The existence of such lien does not lead to the inference that a sale was not concluded or that it is an agreement to sell. In fact, this is clear from the language of Section 46(1)(a) which reads as under: “46. Unpaid seller's rights – (1) Subject to the provisions of this Act and of any law for the time being in force, notwithstanding that the property in the goods may have passed to the buyer, unpaid seller of goods, as such, has by implication of law- (a) a lien on the goods for the price while he is in possession of them.” (emphasis added). 12. From the above, it is abundantly clear that such lien may be exercised even after the property in goods may have passed to the buyer. Therefore, it cannot be said that the existence of an unpaid seller's lien indicates that it is a conditional sale or an agreement to sell and not a sale. Upon examining the contractual and transactional context, we conclude that the Contract is for an unconditional sale of ascertained goods and, therefore, Section 20 applies and the property in the goods passed on the date of Contract.
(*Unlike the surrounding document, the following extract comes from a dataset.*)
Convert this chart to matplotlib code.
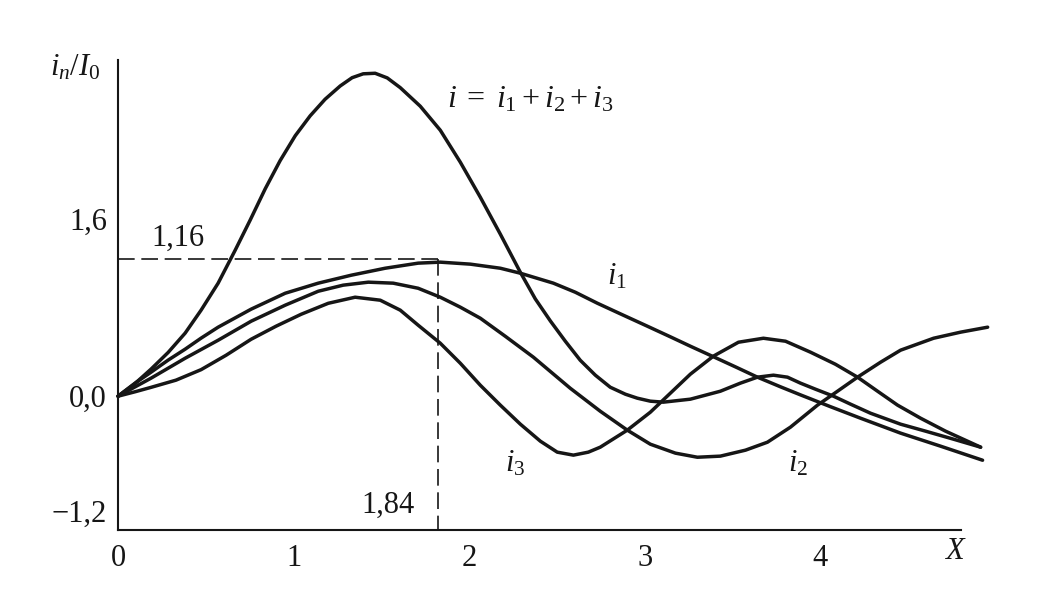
import matplotlib
matplotlib.use("Agg")
import matplotlib.pyplot as plt

plt.rcParams['font.family'] = ['Liberation Serif', 'DejaVu Serif']
plt.rcParams['mathtext.fontset'] = 'custom'
plt.rcParams['mathtext.rm'] = 'Liberation Serif'
plt.rcParams['mathtext.it'] = 'Liberation Serif:italic'

# curves (x in X units, y in i_n/I_0)
x_sum = [0.000, 0.097, 0.188, 0.285, 0.382, 0.473, 0.570, 0.667, 0.752, 0.838,
         0.923, 1.009, 1.094, 1.179, 1.265, 1.333, 1.396, 1.464, 1.533, 1.607,
         1.721, 1.835, 1.949, 2.063, 2.177, 2.291, 2.376, 2.462, 2.547, 2.632,
         2.718, 2.803, 2.889, 2.957, 3.031, 3.105, 3.259, 3.430, 3.544, 3.641,
         3.732, 3.812, 3.886, 3.972, 4.074, 4.171, 4.285, 4.456, 4.598, 4.758,
         4.912]
y_sum = [0.000, 0.115, 0.245, 0.395, 0.570, 0.778, 1.022, 1.320, 1.591, 1.875,
         2.130, 2.355, 2.535, 2.685, 2.805, 2.880, 2.915, 2.920, 2.878, 2.790,
         2.622, 2.405, 2.116, 1.799, 1.465, 1.120, 0.880, 0.680, 0.497, 0.325,
         0.190, 0.081, 0.018, -0.018, -0.045, -0.054, -0.027, 0.045, 0.118, 0.172,
         0.190, 0.172, 0.118, 0.063, 0.000, -0.072, -0.154, -0.253, -0.316, -0.389,
         -0.461]

x_i1 = [0.000, 0.097, 0.188, 0.285, 0.382, 0.473, 0.570, 0.758, 0.952, 1.140,
        1.328, 1.521, 1.709, 1.835, 2.006, 2.177, 2.291, 2.479, 2.604, 2.729,
        2.860, 3.014, 3.145, 3.259, 3.390, 3.516, 3.641, 3.772, 3.886, 4.057,
        4.228, 4.456, 4.684, 4.923]
y_i1 = [0.000, 0.118, 0.217, 0.326, 0.425, 0.525, 0.624, 0.787, 0.931, 1.022,
        1.094, 1.157, 1.203, 1.212, 1.194, 1.157, 1.112, 1.022, 0.940, 0.841,
        0.745, 0.633, 0.537, 0.452, 0.357, 0.265, 0.172, 0.085, 0.012, -0.095,
        -0.199, -0.334, -0.452, -0.579]

x_i2 = [0.000, 0.188, 0.382, 0.570, 0.758, 0.952, 1.140, 1.282, 1.425, 1.567,
        1.709, 1.835, 1.949, 2.063, 2.205, 2.365, 2.575, 2.746, 2.900, 3.031,
        3.174, 3.299, 3.430, 3.573, 3.698, 3.829, 3.983, 4.097, 4.211, 4.342,
        4.456, 4.644, 4.798, 4.952]
y_i2 = [0.000, 0.163, 0.343, 0.506, 0.678, 0.823, 0.949, 1.004, 1.031, 1.022,
        0.976, 0.895, 0.805, 0.705, 0.542, 0.353, 0.072, -0.136, -0.307, -0.434,
        -0.515, -0.552, -0.542, -0.488, -0.416, -0.280, -0.081, 0.045, 0.172, 0.307,
        0.416, 0.524, 0.579, 0.624]

x_i3 = [0.000, 0.097, 0.188, 0.330, 0.473, 0.615, 0.758, 0.900, 1.043, 1.197,
        1.350, 1.493, 1.607, 1.709, 1.835, 1.949, 2.063, 2.177, 2.291, 2.405,
        2.501, 2.593, 2.678, 2.746, 2.900, 3.031, 3.145, 3.259, 3.390, 3.533,
        3.675, 3.801, 3.943, 4.085, 4.211, 4.325, 4.439, 4.570, 4.712, 4.912]
y_i3 = [0.000, 0.040, 0.080, 0.145, 0.240, 0.370, 0.515, 0.633, 0.741, 0.840,
        0.895, 0.868, 0.778, 0.642, 0.479, 0.298, 0.099, -0.081, -0.253, -0.407,
        -0.506, -0.533, -0.506, -0.461, -0.307, -0.145, 0.027, 0.199, 0.362, 0.488,
        0.524, 0.497, 0.398, 0.289, 0.172, 0.045, -0.081, -0.199, -0.316, -0.461]

peak_x = 1.82
peak_y = 1.24

ytick_vals = [1.6, 0.0, -1.2]
ytick_labels = ['1,6', '0,0', '\u22121,2']
xtick_vals = [0, 1, 2, 3, 4]

ink = '#161616'

fig = plt.figure(figsize=(10.53, 6.06), dpi=100)
ax = fig.add_axes([0.1121, 0.1254, 0.9126 - 0.1121, 0.901 - 0.1254])

for xs, ys in [(x_sum, y_sum), (x_i1, y_i1), (x_i2, y_i2), (x_i3, y_i3)]:
    ax.plot(xs, ys, color=ink, lw=2.5, clip_on=False, solid_capstyle='round',
            solid_joinstyle='round')

# dashed guides to the maximum of i1
ax.plot([0, peak_x], [peak_y, peak_y], color=ink, lw=1.2, ls=(0, (10, 4)))
ax.plot([peak_x, peak_x], [peak_y, -1.21], color=ink, lw=1.2, ls=(0, (10, 4)))

ax.set_xlim(0, 4.80)
ax.set_ylim(-1.21, 3.04)

for s in ['top', 'right']:
    ax.spines[s].set_visible(False)
for s in ['left', 'bottom']:
    ax.spines[s].set_linewidth(1.5)
    ax.spines[s].set_color(ink)

ax.set_xticks(xtick_vals)
ax.set_xticklabels([str(v) for v in xtick_vals])
ax.set_yticks(ytick_vals)
ax.set_yticklabels(ytick_labels)
ax.tick_params(length=0, labelsize=22, colors=ink)
ax.tick_params(axis='x', pad=10)
ax.tick_params(axis='y', pad=8)
ax.get_yticklabels()[2].set_verticalalignment('bottom')

fs = 22
ax.text(-0.245, 2.97, r'$i_n/I_0$', fontsize=fs, ha='center', va='center',
        color=ink, clip_on=False)
ax.text(1.875, 2.68, r'$i\;=\;i_1+i_2+i_3$', fontsize=23, ha='left',
        va='center', color=ink)
ax.text(0.342, 1.43, '1,16', fontsize=fs, ha='center', va='center', color=ink)
ax.text(1.538, -0.99, '1,84', fontsize=fs, ha='center', va='center', color=ink)
ax.text(2.843, 1.08, r'$i_1$', fontsize=fs, ha='center', va='center', color=ink)
ax.text(2.262, -0.61, r'$i_3$', fontsize=fs, ha='center', va='center', color=ink)
ax.text(3.875, -0.61, r'$i_2$', fontsize=fs, ha='center', va='center', color=ink)
ax.text(4.77, -1.40, r'$X$', fontsize=fs, ha='center', va='center', color=ink,
        clip_on=False)

fig.savefig('out.png', dpi=100)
Even otherwise, the contractual and transactional intention is also to such effect and, therefore, in terms of Section 19 also the same conclusion follows. 13. The learned Single Judge examined the contract between the parties, albeit a contract dated 18.03.2004, and Section 24(1) and (4) of the TNAPMR Act and concluded that the Market Committee did not have the authority to levy a market fee because the sale of cotton bales was concluded in Warangal, Andhra Pradesh, which is outside the jurisdiction of the Market Committee. 14. For the reasons set out above, we are of the view that the said order does not suffer from any infirmity. Consequently, we conclude that the Appellants have failed to make out a case for interference with the impugned order. 15. In the result, the writ appeal is dismissed. No costs.